Extract the run of lines that starts at the top of the records below and ends at the line with "var arrowRowValue = 19;", keeping both ends and excluding pictures.

Charts and diagrams as code
▶

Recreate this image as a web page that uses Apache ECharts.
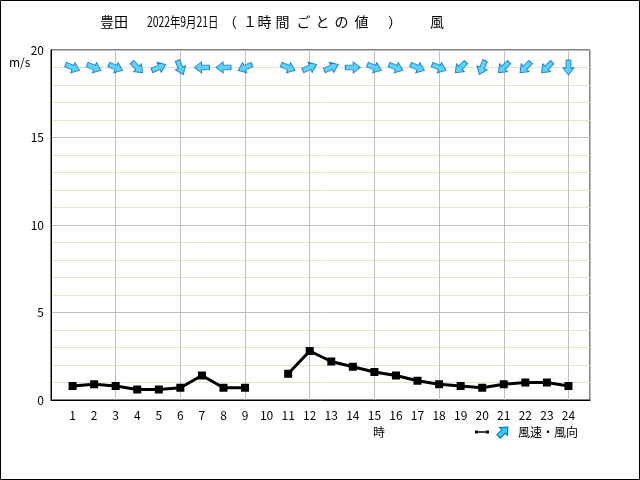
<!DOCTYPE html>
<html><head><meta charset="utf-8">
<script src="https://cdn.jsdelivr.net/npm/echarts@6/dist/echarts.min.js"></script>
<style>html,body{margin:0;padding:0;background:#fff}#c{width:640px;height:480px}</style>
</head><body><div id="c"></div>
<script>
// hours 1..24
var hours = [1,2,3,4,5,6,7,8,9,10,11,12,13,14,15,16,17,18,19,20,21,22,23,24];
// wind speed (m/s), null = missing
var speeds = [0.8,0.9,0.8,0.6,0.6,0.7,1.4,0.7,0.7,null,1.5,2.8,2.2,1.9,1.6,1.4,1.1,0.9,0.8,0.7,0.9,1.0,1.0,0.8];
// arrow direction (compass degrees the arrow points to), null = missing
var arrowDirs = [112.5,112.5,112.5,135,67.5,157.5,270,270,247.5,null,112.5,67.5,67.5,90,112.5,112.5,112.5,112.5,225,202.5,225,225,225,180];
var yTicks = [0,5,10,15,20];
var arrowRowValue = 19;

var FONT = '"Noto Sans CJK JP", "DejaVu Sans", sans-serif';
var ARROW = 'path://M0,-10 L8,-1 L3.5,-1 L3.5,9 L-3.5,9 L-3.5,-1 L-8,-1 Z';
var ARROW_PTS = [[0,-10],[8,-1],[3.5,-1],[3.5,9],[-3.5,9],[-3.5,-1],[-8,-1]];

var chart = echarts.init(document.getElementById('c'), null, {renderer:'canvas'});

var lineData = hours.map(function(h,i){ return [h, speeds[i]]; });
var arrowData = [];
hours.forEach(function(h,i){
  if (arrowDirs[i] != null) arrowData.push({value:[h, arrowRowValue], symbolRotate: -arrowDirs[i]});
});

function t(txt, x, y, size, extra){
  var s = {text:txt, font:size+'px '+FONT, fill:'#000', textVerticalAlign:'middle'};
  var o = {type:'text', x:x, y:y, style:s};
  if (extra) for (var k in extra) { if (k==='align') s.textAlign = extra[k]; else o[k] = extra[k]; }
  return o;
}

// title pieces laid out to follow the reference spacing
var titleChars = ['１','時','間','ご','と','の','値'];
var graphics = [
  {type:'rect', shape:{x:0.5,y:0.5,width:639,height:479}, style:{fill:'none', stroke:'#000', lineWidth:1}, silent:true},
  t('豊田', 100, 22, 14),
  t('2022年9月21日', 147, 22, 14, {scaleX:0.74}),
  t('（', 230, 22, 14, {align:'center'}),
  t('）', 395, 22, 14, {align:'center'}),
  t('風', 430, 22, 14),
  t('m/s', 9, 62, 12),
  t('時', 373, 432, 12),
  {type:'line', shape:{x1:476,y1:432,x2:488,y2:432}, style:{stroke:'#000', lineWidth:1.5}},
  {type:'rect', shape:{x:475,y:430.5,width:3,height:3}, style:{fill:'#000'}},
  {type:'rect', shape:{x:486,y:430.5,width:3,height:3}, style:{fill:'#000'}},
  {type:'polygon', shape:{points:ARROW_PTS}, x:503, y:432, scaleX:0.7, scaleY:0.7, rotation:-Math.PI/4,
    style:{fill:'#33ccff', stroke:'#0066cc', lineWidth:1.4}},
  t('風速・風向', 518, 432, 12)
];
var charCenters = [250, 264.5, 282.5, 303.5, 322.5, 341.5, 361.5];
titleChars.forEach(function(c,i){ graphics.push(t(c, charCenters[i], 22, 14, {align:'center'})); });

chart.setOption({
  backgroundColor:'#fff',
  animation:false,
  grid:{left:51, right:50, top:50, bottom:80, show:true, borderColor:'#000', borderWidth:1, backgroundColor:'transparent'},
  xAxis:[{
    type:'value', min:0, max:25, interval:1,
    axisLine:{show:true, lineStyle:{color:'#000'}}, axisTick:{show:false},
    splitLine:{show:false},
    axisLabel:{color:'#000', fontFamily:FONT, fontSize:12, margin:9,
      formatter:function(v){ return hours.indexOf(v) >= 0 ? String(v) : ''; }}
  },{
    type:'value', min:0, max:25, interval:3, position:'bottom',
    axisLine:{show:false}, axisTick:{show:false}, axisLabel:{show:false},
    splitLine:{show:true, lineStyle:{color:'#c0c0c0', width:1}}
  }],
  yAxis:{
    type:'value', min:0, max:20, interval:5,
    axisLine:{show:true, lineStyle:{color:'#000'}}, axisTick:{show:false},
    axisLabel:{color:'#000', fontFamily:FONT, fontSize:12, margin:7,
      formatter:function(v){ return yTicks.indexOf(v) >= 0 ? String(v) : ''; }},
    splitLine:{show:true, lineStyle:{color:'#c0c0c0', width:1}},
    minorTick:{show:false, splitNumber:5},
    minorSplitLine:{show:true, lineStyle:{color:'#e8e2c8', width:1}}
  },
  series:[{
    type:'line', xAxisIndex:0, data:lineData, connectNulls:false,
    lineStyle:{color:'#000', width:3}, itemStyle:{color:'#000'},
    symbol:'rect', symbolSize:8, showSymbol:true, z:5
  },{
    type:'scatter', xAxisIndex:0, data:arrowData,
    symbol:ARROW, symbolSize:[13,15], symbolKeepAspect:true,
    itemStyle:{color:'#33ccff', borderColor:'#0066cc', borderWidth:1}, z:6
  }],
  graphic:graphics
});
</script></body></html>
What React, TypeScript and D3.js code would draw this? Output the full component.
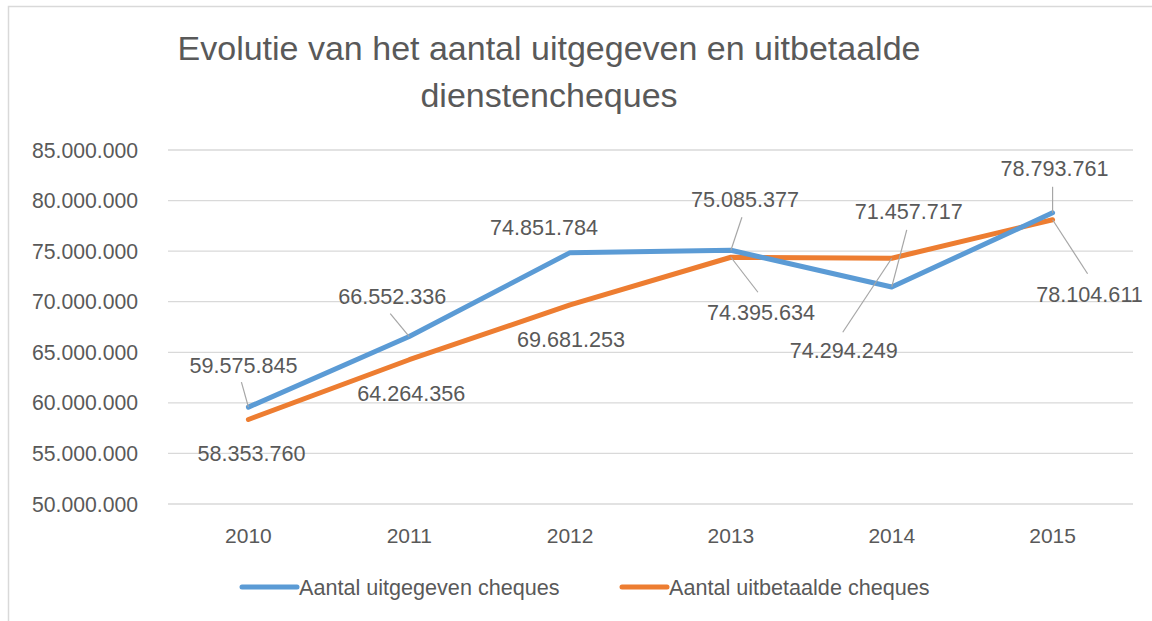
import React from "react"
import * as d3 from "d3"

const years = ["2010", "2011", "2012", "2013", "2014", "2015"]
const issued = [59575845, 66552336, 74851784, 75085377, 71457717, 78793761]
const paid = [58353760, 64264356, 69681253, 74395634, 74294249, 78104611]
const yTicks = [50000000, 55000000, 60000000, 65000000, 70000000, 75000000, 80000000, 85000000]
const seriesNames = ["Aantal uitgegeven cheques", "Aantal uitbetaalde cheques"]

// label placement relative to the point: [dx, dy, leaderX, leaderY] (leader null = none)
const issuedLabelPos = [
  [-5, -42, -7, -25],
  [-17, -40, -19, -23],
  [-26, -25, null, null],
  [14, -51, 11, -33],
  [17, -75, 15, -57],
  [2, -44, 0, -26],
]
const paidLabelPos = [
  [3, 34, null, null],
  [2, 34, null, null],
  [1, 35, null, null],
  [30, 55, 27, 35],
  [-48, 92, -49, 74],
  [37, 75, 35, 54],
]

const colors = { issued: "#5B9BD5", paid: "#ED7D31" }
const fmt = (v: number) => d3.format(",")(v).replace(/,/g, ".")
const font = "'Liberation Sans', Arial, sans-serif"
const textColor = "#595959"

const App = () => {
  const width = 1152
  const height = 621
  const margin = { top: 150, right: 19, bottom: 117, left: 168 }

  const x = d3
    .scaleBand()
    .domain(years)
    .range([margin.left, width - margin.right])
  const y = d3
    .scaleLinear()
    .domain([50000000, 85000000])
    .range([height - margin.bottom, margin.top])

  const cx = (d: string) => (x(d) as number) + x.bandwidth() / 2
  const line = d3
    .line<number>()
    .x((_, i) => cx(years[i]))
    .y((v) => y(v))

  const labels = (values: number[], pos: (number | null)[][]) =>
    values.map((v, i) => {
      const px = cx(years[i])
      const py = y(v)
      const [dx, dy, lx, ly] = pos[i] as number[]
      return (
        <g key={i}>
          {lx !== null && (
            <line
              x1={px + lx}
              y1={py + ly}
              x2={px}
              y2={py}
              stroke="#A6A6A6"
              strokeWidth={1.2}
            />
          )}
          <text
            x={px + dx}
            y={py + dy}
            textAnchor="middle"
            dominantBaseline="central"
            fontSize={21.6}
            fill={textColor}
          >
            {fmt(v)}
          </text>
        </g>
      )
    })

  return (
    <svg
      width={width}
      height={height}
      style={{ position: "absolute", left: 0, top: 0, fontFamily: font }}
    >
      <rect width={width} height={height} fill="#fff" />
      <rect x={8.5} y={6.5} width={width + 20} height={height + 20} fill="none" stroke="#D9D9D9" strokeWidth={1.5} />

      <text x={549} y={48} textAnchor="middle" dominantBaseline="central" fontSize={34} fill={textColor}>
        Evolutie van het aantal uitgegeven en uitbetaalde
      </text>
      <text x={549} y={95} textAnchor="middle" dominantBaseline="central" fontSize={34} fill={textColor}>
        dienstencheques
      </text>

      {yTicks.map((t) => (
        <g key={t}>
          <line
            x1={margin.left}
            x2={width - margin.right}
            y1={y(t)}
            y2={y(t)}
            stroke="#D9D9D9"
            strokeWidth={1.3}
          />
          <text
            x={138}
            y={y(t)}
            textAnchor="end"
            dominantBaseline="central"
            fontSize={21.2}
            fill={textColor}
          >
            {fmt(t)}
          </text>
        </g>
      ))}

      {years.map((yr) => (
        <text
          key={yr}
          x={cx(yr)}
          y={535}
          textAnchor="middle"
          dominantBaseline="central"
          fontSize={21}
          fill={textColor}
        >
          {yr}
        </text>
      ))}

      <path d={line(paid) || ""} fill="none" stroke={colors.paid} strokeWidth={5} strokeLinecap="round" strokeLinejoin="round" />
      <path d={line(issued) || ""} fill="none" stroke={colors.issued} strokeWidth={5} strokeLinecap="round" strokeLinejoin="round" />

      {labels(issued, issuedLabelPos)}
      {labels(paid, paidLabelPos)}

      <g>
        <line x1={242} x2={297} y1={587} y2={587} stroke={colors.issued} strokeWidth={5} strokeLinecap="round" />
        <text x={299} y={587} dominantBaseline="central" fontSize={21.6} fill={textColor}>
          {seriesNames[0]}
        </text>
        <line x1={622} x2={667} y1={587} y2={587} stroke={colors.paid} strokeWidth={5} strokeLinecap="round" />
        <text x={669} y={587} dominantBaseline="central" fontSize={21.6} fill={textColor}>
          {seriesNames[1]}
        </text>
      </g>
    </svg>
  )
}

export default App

◀

Exercise result →
Recreate this image as a web page that uses Apache ECharts.
<!DOCTYPE html>
<html><head><meta charset="utf-8">
<script src="https://cdn.jsdelivr.net/npm/echarts@6/dist/echarts.min.js"></script>
<style>html,body{margin:0;padding:0;background:#fff}#c{width:640px;height:480px}</style>
</head><body><div id="c"></div>
<script>
// hours 1..24
var hours = [1,2,3,4,5,6,7,8,9,10,11,12,13,14,15,16,17,18,19,20,21,22,23,24];
// wind speed (m/s), null = missing
var speeds = [0.8,0.9,0.8,0.6,0.6,0.7,1.4,0.7,0.7,null,1.5,2.8,2.2,1.9,1.6,1.4,1.1,0.9,0.8,0.7,0.9,1.0,1.0,0.8];
// arrow direction (compass degrees the arrow points to), null = missing
var arrowDirs = [112.5,112.5,112.5,135,67.5,157.5,270,270,247.5,null,112.5,67.5,67.5,90,112.5,112.5,112.5,112.5,225,202.5,225,225,225,180];
var yTicks = [0,5,10,15,20];
var arrowRowValue = 19;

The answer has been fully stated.